Source code of charts
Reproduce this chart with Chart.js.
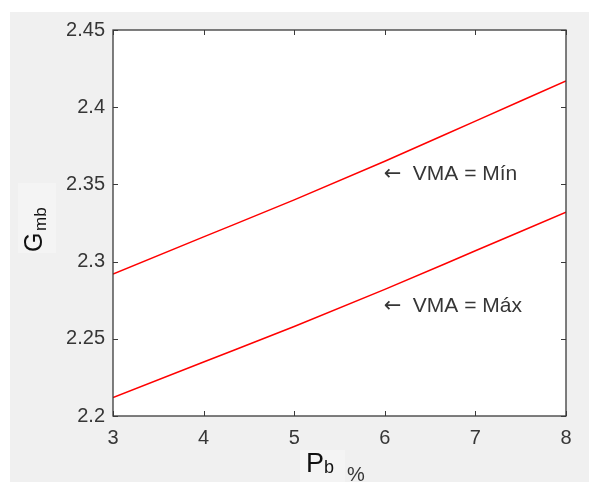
<!DOCTYPE html>
<html>
<head>
<meta charset="utf-8">
<script src="https://cdn.jsdelivr.net/npm/chart.js@4/dist/chart.umd.min.js"></script>
<style>
  html, body { margin: 0; padding: 0; background: #fff; }
  #wrap { width: 589px; height: 482px; }
</style>
</head>
<body>
<div id="wrap"><canvas id="chart" width="589" height="482"></canvas></div>
<script>
const pb = [3, 4, 5, 6, 7, 8];
const gmbMin = [2.292, 2.316, 2.340, 2.365, 2.391, 2.417];
const gmbMax = [2.212, 2.235, 2.258, 2.282, 2.307, 2.332];
const notes = [
  { text: 'VMA = M\u00edn', x: 6.0, y: 2.3528 },
  { text: 'VMA = M\u00e1x', x: 6.0, y: 2.2674 }
];

const FONT = '"Liberation Sans", Arial, sans-serif';
const INK = '#363636';

const decor = {
  id: 'decor',
  beforeDraw(chart) {
    const c = chart.ctx;
    const a = chart.chartArea;
    c.save();
    c.fillStyle = '#fff';
    c.fillRect(0, 0, chart.width, chart.height);
    c.fillStyle = '#f0f0f0';
    c.fillRect(10, 12, chart.width - 10, chart.height - 12);
    // faint label boxes
    c.fillStyle = '#f4f4f4';
    c.fillRect(18, 183, 38, 70);
    c.fillRect(300, 450, 45, 32);
    c.fillStyle = '#fff';
    c.fillRect(a.left, a.top, a.right - a.left, a.bottom - a.top);
    c.restore();
  },
  afterDraw(chart) {
    const c = chart.ctx;
    const a = chart.chartArea;
    const xs = chart.scales.x, ys = chart.scales.y;
    c.save();
    c.strokeStyle = '#3a3a3a';
    c.lineWidth = 1.3;
    c.strokeRect(a.left, a.top, a.right - a.left, a.bottom - a.top);
    c.lineWidth = 1;
    c.beginPath();
    xs.ticks.forEach(t => {
      const px = Math.round(xs.getPixelForValue(t.value)) + 0.5;
      c.moveTo(px, a.bottom); c.lineTo(px, a.bottom - 5);
      c.moveTo(px, a.top); c.lineTo(px, a.top + 5);
    });
    ys.ticks.forEach(t => {
      const py = Math.round(ys.getPixelForValue(t.value)) + 0.5;
      c.moveTo(a.left, py); c.lineTo(a.left + 5, py);
      c.moveTo(a.right, py); c.lineTo(a.right - 5, py);
    });
    c.stroke();

    // annotations
    c.fillStyle = INK;
    c.textBaseline = 'alphabetic';
    c.textAlign = 'left';
    notes.forEach(n => {
      const px = xs.getPixelForValue(n.x);
      const py = ys.getPixelForValue(n.y);
      c.font = '21px "DejaVu Sans", sans-serif';
      c.fillText('\u2190', px - 1, py);
      c.font = '21px ' + FONT;
      c.fillText(n.text, px + 28, py);
    });

    // x title: P_b %
    c.fillStyle = '#111';
    c.font = '27px ' + FONT;
    c.fillText('P', 306, 472);
    c.font = '18px ' + FONT;
    c.fillText('b', 324, 473);
    c.fillStyle = INK;
    c.font = '20px ' + FONT;
    c.fillText('%', 347, 481);

    // y title: G_mb
    c.translate(42, 252);
    c.rotate(-Math.PI / 2);
    c.fillStyle = '#111';
    c.font = '25px ' + FONT;
    c.fillText('G', 0, 0);
    c.font = '17px ' + FONT;
    c.fillText('mb', 21, 4);
    c.restore();
  }
};

new Chart(document.getElementById('chart'), {
  type: 'line',
  data: {
    datasets: [
      {
        label: 'VMA = Mín',
        data: pb.map((x, i) => ({ x, y: gmbMin[i] })),
        borderColor: '#ff0000',
        borderWidth: 1.5,
        pointRadius: 0,
        cubicInterpolationMode: 'monotone'
      },
      {
        label: 'VMA = Máx',
        data: pb.map((x, i) => ({ x, y: gmbMax[i] })),
        borderColor: '#ff0000',
        borderWidth: 1.5,
        pointRadius: 0,
        cubicInterpolationMode: 'monotone'
      }
    ]
  },
  options: {
    responsive: false,
    animation: false,
    layout: { padding: { left: 0, top: 30, right: 23, bottom: 0 } },
    plugins: {
      legend: { display: false },
      tooltip: { enabled: false }
    },
    scales: {
      x: {
        type: 'linear',
        min: 3, max: 8,
        grid: { display: false, drawTicks: false },
        border: { display: false },
        ticks: {
          stepSize: 1,
          padding: 10,
          color: INK,
          font: { family: FONT, size: 20 }
        },
        afterFit: (s) => { s.height = 66; }
      },
      y: {
        min: 2.2, max: 2.45,
        grid: { display: false, drawTicks: false },
        border: { display: false },
        ticks: {
          stepSize: 0.05,
          padding: 8,
          color: INK,
          font: { family: FONT, size: 20 },
          callback: (v) => String(Number(v.toFixed(2)))
        },
        afterFit: (s) => { s.width = 113; }
      }
    }
  },
  plugins: [decor]
});
</script>
</body>
</html>
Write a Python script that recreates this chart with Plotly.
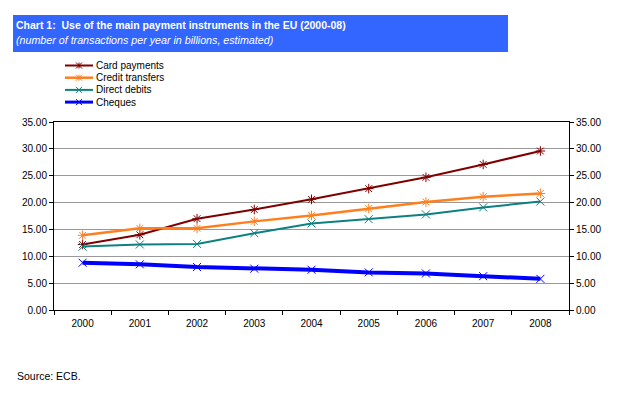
import plotly.graph_objects as go

years = ["2000", "2001", "2002", "2003", "2004", "2005", "2006", "2007", "2008"]
card_payments = [12.2, 14.0, 17.0, 18.7, 20.6, 22.6, 24.7, 27.1, 29.6]
credit_transfers = [13.9, 15.2, 15.2, 16.5, 17.6, 18.9, 20.1, 21.1, 21.7]
direct_debits = [11.8, 12.2, 12.3, 14.3, 16.1, 16.9, 17.8, 19.1, 20.2]
cheques = [8.8, 8.5, 8.0, 7.7, 7.5, 7.0, 6.8, 6.3, 5.8]
y_ticks = [0, 5, 10, 15, 20, 25, 30, 35]
y_tick_labels = ["0.00", "5.00", "10.00", "15.00", "20.00", "25.00", "30.00", "35.00"]

FONT = "Liberation Sans, Arial, sans-serif"

series = [
    ("Card payments", card_payments, "#800000", 2, "asterisk-open", "y"),
    ("Credit transfers", credit_transfers, "#FF7F1F", 2.5, "asterisk-open", "y"),
    ("Direct debits", direct_debits, "#0E8080", 2, "x-thin-open", "y"),
    ("Cheques", cheques, "#0000FF", 4, "x-thin-open", "y2"),
]

fig = go.Figure()
for name, vals, color, w, sym, ax in series:
    fig.add_trace(go.Scatter(
        x=years, y=vals, name=name, mode="lines+markers", yaxis=ax,
        line=dict(color=color, width=w),
        marker=dict(symbol=sym, size=8, color=color, line=dict(color=color, width=1)),
        showlegend=False,
    ))

# page body has an 8px margin: work in window pixels and offset
OFF = 8
W, H = 607, 382
L, T = 54 - OFF, 122 - OFF
pw, ph = 515, 188
R = W - L - pw
B = H - T - ph

def px_x(px):
    return (px - OFF - L) / pw

def px_y(py):
    return (T + ph - (py - OFF)) / ph

fig.add_shape(type="rect", xref="paper", yref="paper",
              x0=px_x(13), x1=px_x(508), y0=px_y(52), y1=px_y(15),
              fillcolor="#3366FF", line=dict(width=0), layer="below")

fig.add_annotation(xref="paper", yref="paper", x=px_x(14), y=px_y(17),
                   xanchor="left", yanchor="top", showarrow=False,
                   text="<b>Chart 1:  Use of the main payment instruments in the EU (2000-08)</b>",
                   font=dict(family=FONT, size=10.5, color="white"))
fig.add_annotation(xref="paper", yref="paper", x=px_x(14), y=px_y(32),
                   xanchor="left", yanchor="top", showarrow=False,
                   text="<i>(number of transactions per year in billions, estimated)</i>",
                   font=dict(family=FONT, size=10.7, color="white"))
fig.add_annotation(xref="paper", yref="paper", x=px_x(15), y=px_y(368),
                   xanchor="left", yanchor="top", showarrow=False,
                   text="Source: ECB.",
                   font=dict(family=FONT, size=10.5, color="black"))

# manual legend (compact spacing as in the original)
leg_y0, leg_dy = 65.5, 12.2
for i, (name, vals, color, w, sym, ax) in enumerate(series):
    yy = px_y(leg_y0 + leg_dy * i)
    fig.add_shape(type="line", xref="paper", yref="paper",
                  x0=px_x(65), x1=px_x(93), y0=yy, y1=yy,
                  line=dict(color=color, width=min(w, 3)))
    cx = px_x(79)
    dx = 3 / pw
    dy = 3 / ph
    fig.add_shape(type="line", xref="paper", yref="paper",
                  x0=cx - dx, x1=cx + dx, y0=yy - dy, y1=yy + dy,
                  line=dict(color=color, width=1))
    fig.add_shape(type="line", xref="paper", yref="paper",
                  x0=cx - dx, x1=cx + dx, y0=yy + dy, y1=yy - dy,
                  line=dict(color=color, width=1))
    if sym.startswith("asterisk"):
        fig.add_shape(type="line", xref="paper", yref="paper",
                      x0=cx, x1=cx, y0=yy - dy, y1=yy + dy,
                      line=dict(color=color, width=1))
    fig.add_annotation(xref="paper", yref="paper", x=px_x(94), y=yy,
                       xanchor="left", yanchor="middle", showarrow=False,
                       text=name, font=dict(family=FONT, size=10, color="black"))

axis_common = dict(range=[0, 35], tickvals=y_ticks, ticktext=y_tick_labels,
                   ticks="outside", ticklen=4, tickcolor="black",
                   showline=True, linecolor="black", linewidth=1,
                   tickfont=dict(family=FONT, size=10, color="black"),
                   zeroline=False, fixedrange=True, automargin=False)

fig.update_layout(
    width=W, height=H,
    margin=dict(l=L, r=R, t=T, b=B, autoexpand=False),
    paper_bgcolor="white", plot_bgcolor="white",
    font=dict(family=FONT, size=10, color="black"),
    showlegend=False,
    xaxis=dict(type="category", tickson="boundaries", ticks="outside", ticklen=4,
               tickcolor="black", showline=True, linecolor="black", mirror=True,
               showgrid=False, tickfont=dict(family=FONT, size=10, color="black"),
               ticklabelstandoff=4, range=[-0.5, 8.5], automargin=False),
    yaxis=dict(**axis_common, showgrid=True, gridcolor="#999999", gridwidth=1),
    yaxis2=dict(**axis_common, overlaying="y", side="right", showgrid=False, matches="y"),
)

fig.write_html("out.html")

▶ **INSTRUCTION**
Start at the line containing "Write a Python" and stop at the line containing "import plotly.graph_objects as go"; transcribe those lines exactly, skipping pictures.

▶ **FINISHED ANSWER**
Write a Python script that recreates this chart with Plotly.
import plotly.graph_objects as go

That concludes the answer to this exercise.